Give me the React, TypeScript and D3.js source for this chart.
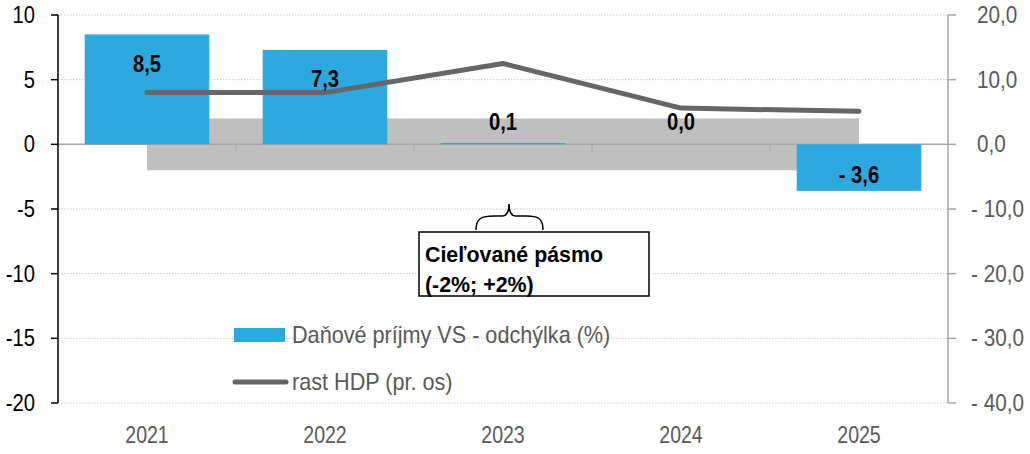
import React from 'react';
import * as d3 from 'd3';

// chart values
const years = ['2021', '2022', '2023', '2024', '2025'];
const taxDeviation = [8.5, 7.3, 0.1, 0.0, -3.6];
const gdpGrowth = [8.0, 8.0, 12.5, 5.6, 5.1];
const leftTicks = [10, 5, 0, -5, -10, -15, -20];
const rightTicks = [20, 10, 0, -10, -20, -30, -40];
const targetBand = [-2, 2];

const W = 1030;
const H = 454;
const plot = { left: 58, right: 948, top: 15, bottom: 403 };

const FONT = '"Liberation Sans", Arial, sans-serif';
const BLUE = '#2EA9E0';
const LINE = '#666666';
const BAND = '#BFBFBF';
const AXIS_GREY = '#A6A6A6';
const TEXT_GREY = '#595959';

const fmt = (v: number, digits: number) => {
    const s = Math.abs(v).toFixed(digits).replace('.', ',');
    return v < 0 ? '- ' + s : s;
};

// narrow-looking text: the reference uses a condensed face, so squeeze horizontally
const Txt: React.FC<{
    x: number;
    y: number;
    sx?: number;
    size?: number;
    anchor?: 'start' | 'middle' | 'end';
    bold?: boolean;
    fill?: string;
    dy?: string;
    children: React.ReactNode;
}> = ({ x, y, sx = 0.88, size = 23, anchor = 'start', bold, fill = '#000', dy, children }) => (
    <text
        transform={`translate(${x},${y}) scale(${sx},1)`}
        dy={dy}
        textAnchor={anchor}
        fontSize={size}
        fontWeight={bold ? 'bold' : 'normal'}
        fill={fill}
    >
        {children}
    </text>
);

const App: React.FC = () => {
    const x = d3
        .scaleBand<string>()
        .domain(years)
        .range([plot.left, plot.right])
        .paddingInner(0.3)
        .paddingOuter(0.15);
    const yL = d3.scaleLinear().domain([-20, 10]).range([plot.bottom, plot.top]);
    const yR = d3.scaleLinear().domain([-40, 20]).range([plot.bottom, plot.top]);
    const step = x.step();
    const cx = (d: string) => (x(d) ?? 0) + x.bandwidth() / 2;

    const linePath = d3
        .line<number>()
        .x((_, i) => cx(years[i]))
        .y((d) => yR(d))(gdpGrowth);

    const labelY = (v: number) => {
        if (v >= 1) return yL(v) + 29;
        if (v <= -1) return yL(v) - 16;
        return yL(0) - 23;
    };

    return (
        <svg
            width={W}
            height={H}
            style={{ position: 'absolute', left: 0, top: 0, fontFamily: FONT }}
        >
            <rect width={W} height={H} fill="#fff" />

            {/* gridlines */}
            {leftTicks
                .filter((t) => t !== 0)
                .map((t) => (
                    <line
                        key={'g' + t}
                        x1={plot.left}
                        x2={plot.right}
                        y1={yL(t)}
                        y2={yL(t)}
                        stroke="#C8C8C8"
                        strokeWidth={1}
                        strokeDasharray="1.5 1.5"
                    />
                ))}

            {/* target band */}
            <rect
                x={cx(years[0])}
                width={cx(years[years.length - 1]) - cx(years[0])}
                y={yL(targetBand[1])}
                height={yL(targetBand[0]) - yL(targetBand[1])}
                fill={BAND}
            />

            {/* zero line + category ticks */}
            <line x1={plot.left} x2={plot.right} y1={yL(0)} y2={yL(0)} stroke={AXIS_GREY} strokeWidth={1.5} />
            {years.slice(1).map((d) => (
                <line
                    key={'ct' + d}
                    x1={(x(d) ?? 0) - step * 0.15}
                    x2={(x(d) ?? 0) - step * 0.15}
                    y1={yL(0)}
                    y2={yL(0) + 8}
                    stroke={AXIS_GREY}
                    strokeWidth={1}
                />
            ))}

            {/* bars */}
            {years.map((d, i) => {
                const v = taxDeviation[i];
                const y0 = yL(Math.max(0, v));
                const h = Math.abs(yL(v) - yL(0));
                return (
                    <rect
                        key={'b' + d}
                        x={x(d)}
                        width={x.bandwidth()}
                        y={y0}
                        height={Math.max(h, v !== 0 ? 1 : 0)}
                        fill={BLUE}
                    />
                );
            })}

            {/* GDP line */}
            <path d={linePath ?? ''} fill="none" stroke={LINE} strokeWidth={5} strokeLinecap="round" strokeLinejoin="round" />

            {/* data labels */}
            {years.map((d, i) => (
                <Txt key={'l' + d} x={cx(d)} y={labelY(taxDeviation[i])} dy="0.35em" anchor="middle" size={23.5} sx={0.86} bold>
                    {fmt(taxDeviation[i], 1)}
                </Txt>
            ))}

            {/* left axis */}
            <line x1={plot.left} x2={plot.left} y1={plot.top} y2={plot.bottom} stroke="#000" strokeWidth={1.5} />
            {leftTicks.map((t) => (
                <g key={'lt' + t}>
                    <line x1={plot.left - 7} x2={plot.left} y1={yL(t)} y2={yL(t)} stroke="#000" strokeWidth={1.5} />
                    <Txt x={35} y={yL(t)} dy="0.35em" anchor="end" sx={0.88}>
                        {t}
                    </Txt>
                </g>
            ))}

            {/* right axis */}
            <line x1={plot.right} x2={plot.right} y1={plot.top} y2={plot.bottom} stroke={AXIS_GREY} strokeWidth={1.5} />
            {rightTicks.map((t) => (
                <g key={'rt' + t}>
                    <line x1={plot.right} x2={plot.right + 8} y1={yR(t)} y2={yR(t)} stroke={AXIS_GREY} strokeWidth={1.5} />
                    <Txt x={t < 0 ? 971 : 977} y={yR(t)} dy="0.35em" sx={0.9} fill={TEXT_GREY}>
                        {fmt(t, 1)}
                    </Txt>
                </g>
            ))}

            {/* x labels */}
            {years.map((d) => (
                <Txt key={'x' + d} x={cx(d)} y={443} anchor="middle" sx={0.85} fill={TEXT_GREY}>
                    {d}
                </Txt>
            ))}

            {/* annotation */}
            <path
                d="M476,230 C476,218 482,216 494,216 L502,216 C507,216 509,212 509,204 C509,212 511,216 516,216 L526,216 C538,216 543,218 543,230"
                fill="none"
                stroke="#000"
                strokeWidth={1.5}
            />
            <rect x={419} y={232} width={230} height={64} fill="#fff" stroke="#000" strokeWidth={1.5} />
            <Txt x={425} y={262} sx={0.93} bold>
                Cieľované pásmo
            </Txt>
            <Txt x={425} y={292} sx={0.93} bold>
                (-2%; +2%)
            </Txt>

            {/* legend */}
            <rect x={234} y={328} width={51} height={14} fill={BLUE} />
            <Txt x={292} y={343} sx={0.94} fill={TEXT_GREY}>
                Daňové príjmy VS - odchýlka (%)
            </Txt>
            <line x1={235} x2={286} y1={382} y2={382} stroke={LINE} strokeWidth={5} strokeLinecap="round" />
            <Txt x={292} y={390} sx={0.94} fill={TEXT_GREY}>
                rast HDP (pr. os)
            </Txt>
        </svg>
    );
};

export default App;
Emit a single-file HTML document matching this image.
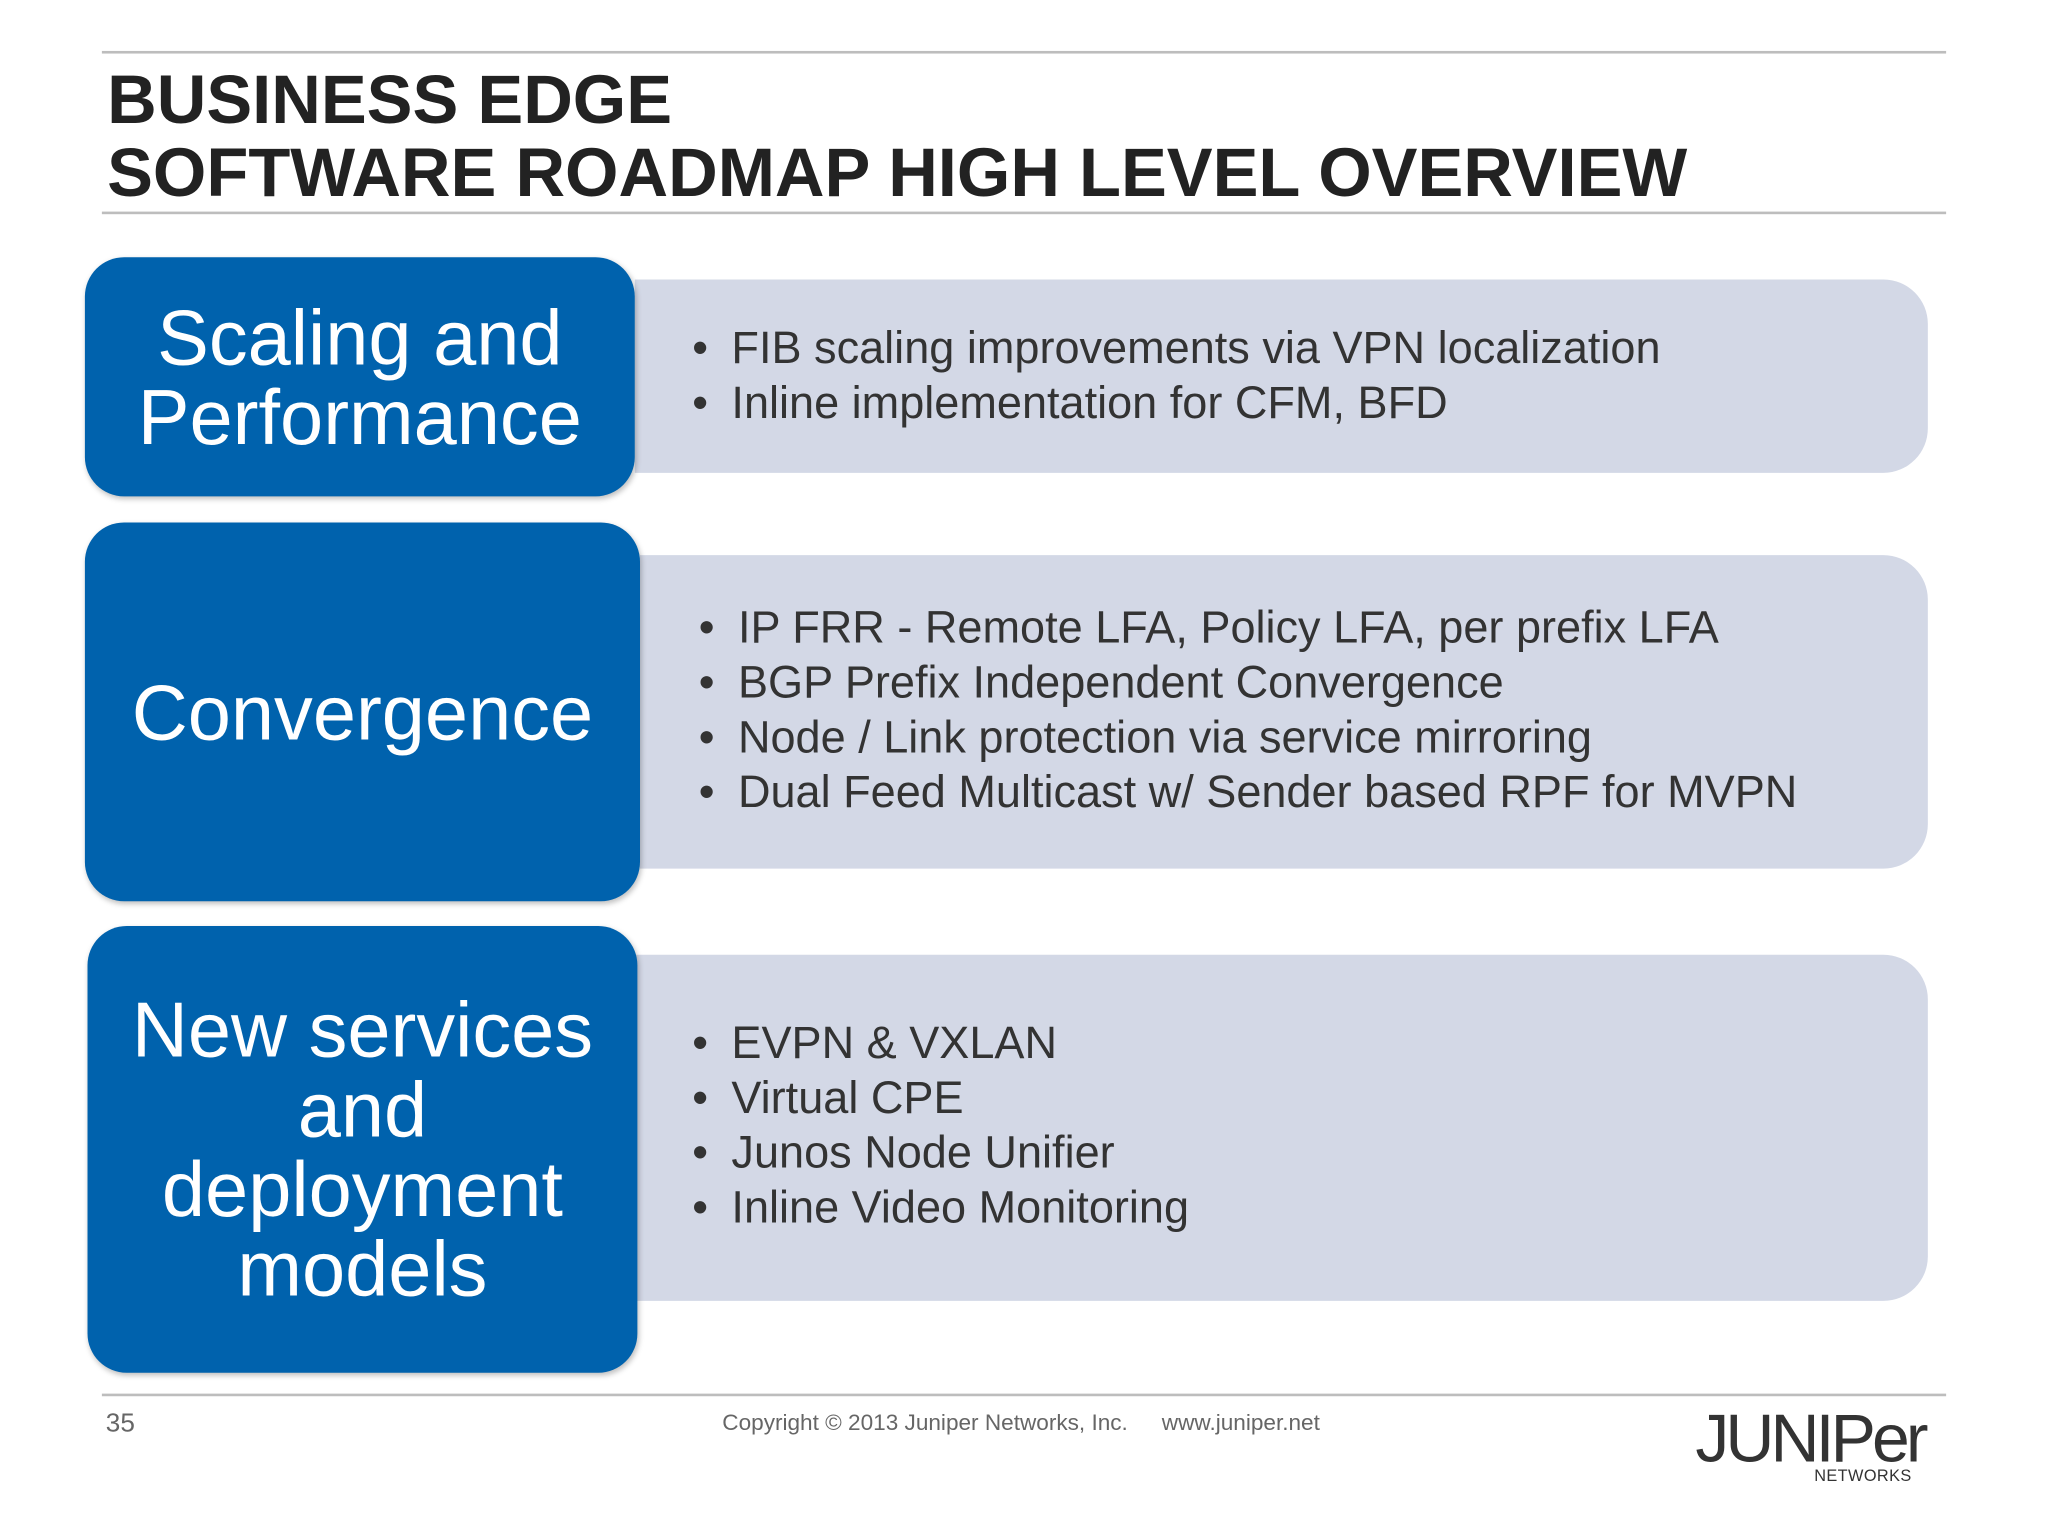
<!DOCTYPE html>
<html><head><meta charset="utf-8">
<style>
html,body{margin:0;padding:0;background:#fff;}
body{width:2048px;height:1536px;overflow:hidden;font-family:"Liberation Sans",Arial,sans-serif;}
#wrap{position:absolute;left:0;top:0;width:1568px;height:1176px;transform:scale(1.30612);transform-origin:0 0;}
.abs{position:absolute;}
.line{position:absolute;left:78px;width:1412px;height:2px;background:#bdbdbd;}
.title{left:82px;font-weight:bold;font-size:52.6px;color:#222;line-height:56px;white-space:nowrap;}
.blue{position:absolute;background:#0062ad;border-radius:30px;color:#fff;text-align:center;display:flex;align-items:center;justify-content:center;font-size:59.4px;line-height:61px;box-shadow:1px 2px 4px rgba(0,0,0,0.25);z-index:2;}
.gray{position:absolute;background:#d3d8e6;border-radius:0 34px 34px 0;}
.bul{position:absolute;font-size:34.5px;color:#333;white-space:nowrap;line-height:42px;}
.bul span{display:inline-block;width:30px;}
</style></head><body>
<div id="wrap">
<div class="line" style="top:39px"></div>
<div class="abs title" style="top:49px">BUSINESS EDGE</div>
<div class="abs title" style="top:105px">SOFTWARE ROADMAP HIGH LEVEL OVERVIEW</div>
<div class="line" style="top:162px"></div>

<div class="gray" style="left:486px;top:214px;width:990px;height:148px"></div>
<div class="blue" style="left:65px;top:197px;width:421px;height:183px">Scaling and<br>Performance</div>
<div class="bul" style="left:530px;top:246px">
<div><span>•</span>FIB scaling improvements via VPN localization</div>
<div><span>•</span>Inline implementation for CFM, BFD</div></div>

<div class="gray" style="left:490px;top:425px;width:986px;height:240px"></div>
<div class="blue" style="left:65px;top:400px;width:425px;height:290px">Convergence</div>
<div class="bul" style="left:535px;top:460px">
<div><span>•</span>IP FRR - Remote LFA, Policy LFA, per prefix LFA</div>
<div><span>•</span>BGP Prefix Independent Convergence</div>
<div><span>•</span>Node / Link protection via service mirroring</div>
<div><span>•</span>Dual Feed Multicast w/ Sender based RPF for MVPN</div></div>

<div class="gray" style="left:486px;top:731px;width:990px;height:265px"></div>
<div class="blue" style="left:67px;top:709px;width:421px;height:342px">New services<br>and<br>deployment<br>models</div>
<div class="bul" style="left:530px;top:778px">
<div><span>•</span>EVPN &amp; VXLAN</div>
<div><span>•</span>Virtual CPE</div>
<div><span>•</span>Junos Node Unifier</div>
<div><span>•</span>Inline Video Monitoring</div></div>

<div class="line" style="top:1067px"></div>
<div class="abs" style="left:81px;top:1079px;font-size:20px;color:#666">35</div>
<div class="abs" style="left:553px;top:1079px;font-size:17.3px;color:#666;white-space:nowrap">Copyright © 2013 Juniper Networks, Inc.<span style="display:inline-block;width:26px"></span>www.juniper.net</div>
<div class="abs" style="left:1298px;top:1072px;font-size:52px;color:#333;letter-spacing:-3px;line-height:60px">JUNIPer</div>
<div class="abs" style="left:1389px;top:1123px;font-size:12.5px;color:#333;letter-spacing:0.3px">NETWORKS</div>
</div>
</body></html>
===============
* _Given exercise_
Restate the data word for word from its first line through the line with "const TEXT_GREY = '#595959';", leaving out any picture along the way.

* _Expected output_
Give me the React, TypeScript and D3.js source for this chart.
import React from 'react';
import * as d3 from 'd3';

// chart values
const years = ['2021', '2022', '2023', '2024', '2025'];
const taxDeviation = [8.5, 7.3, 0.1, 0.0, -3.6];
const gdpGrowth = [8.0, 8.0, 12.5, 5.6, 5.1];
const leftTicks = [10, 5, 0, -5, -10, -15, -20];
const rightTicks = [20, 10, 0, -10, -20, -30, -40];
const targetBand = [-2, 2];

const W = 1030;
const H = 454;
const plot = { left: 58, right: 948, top: 15, bottom: 403 };

const FONT = '"Liberation Sans", Arial, sans-serif';
const BLUE = '#2EA9E0';
const LINE = '#666666';
const BAND = '#BFBFBF';
const AXIS_GREY = '#A6A6A6';
const TEXT_GREY = '#595959';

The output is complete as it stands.